IUCN and partners have completed the development of a national gender strategy for Egypt. The “National Strategy for Mainstreaming Gender in Climate Change in Egypt” was completed in Spring, with IUCN in its role as a leading member of the Global Gender and Climate Alliance.
The framework was elaborated, on behalf of the Egyptian Environmental Affairs Agency (EEAA), though a multi-stakeholder process in collaboration with the Centre for Environment and Development for the Arab Region and Europe (CEDARE) and key national institutions in Egypt. Neither the Initial nor the Second National Communications of Egypt to date have incorporated gender considerations. The EEAA is integrating gender as a crosscutting topic in the Third National Communication (TNC) currently under development. The Strategy for Mainstreaming Gender in Climate Change in Egypt provides main input and recommendations for including gender in the TNC.
The general objective of the strategy in Egypt is to mainstream gender considerations into national climate change initiatives and policies, so that both men and women have equal opportunity to understand, participate, and decide effective measures to implement mitigation and adaptation activities and henceforth benefit from various climate change programs and funds, contributing to the national economic, environmental and social sustainability.
The strategy covers the next five years (2011-2016) and elaborates eight priority sectors for implementation of gender mainstreaming activities in Egypt: integrated coastal management, agriculture, water, tourism, health, energy and transport, urbanization, and waste. Furthermore, the strategy develops a roadmap for intergovernmental coordination for mainstreaming of gender in climate change efforts to ensure that gender criteria are incorporated in the development of projects and programs associated with climate change in Egypt.
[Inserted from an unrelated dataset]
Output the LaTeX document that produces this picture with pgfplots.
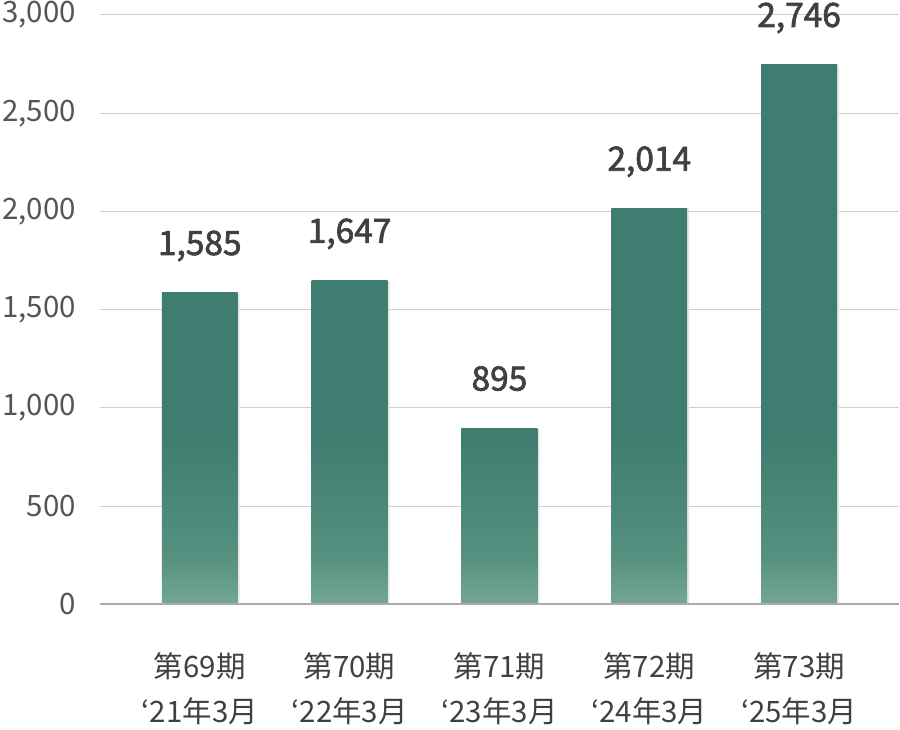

Global evidence reveals that the impacts of climate change are not gender-neutral; women and men experience climate change differently and their ability to cope with the effects of climate change is not the similar. The UNDP Human Development Report (2007) cautions that gender inequalities intersect with climate risks and vulnerabilities, concluding that climate change is likely to amplify existing patterns of gender disadvantage. Women’s historic disadvantages, their limited access and control over decision-making, environmental and economic resources, and restricted rights, make them more vulnerable to climate change.
The disproportionate burden of climate change on women can be countered by empowerment of women, recognizing them as the important actors of change that they are. Women have important roles as primary land, water, and natural resources managers, and are powerful agents of change in formulating responses to climate change.
Women are part of the solution. Through their leadership, copying strategies on adaptation are developed. Women are also fundamental in mitigation, largely due to their critical role in energy efficiency, their receptiveness to greener sources of energy, as well as their power to change consumption patterns. Women have a key role within the household to change the attitudes and behavior of their families and are responsible for providing food and water.
Thus, developing national and regional implementation strategies that include a gender component and that pay particular attention to the role of women ensures efficiency and effectiveness and enhances implementation considerably. In this way, Egypt has become a leading example in responding to the gender challenges of climate change.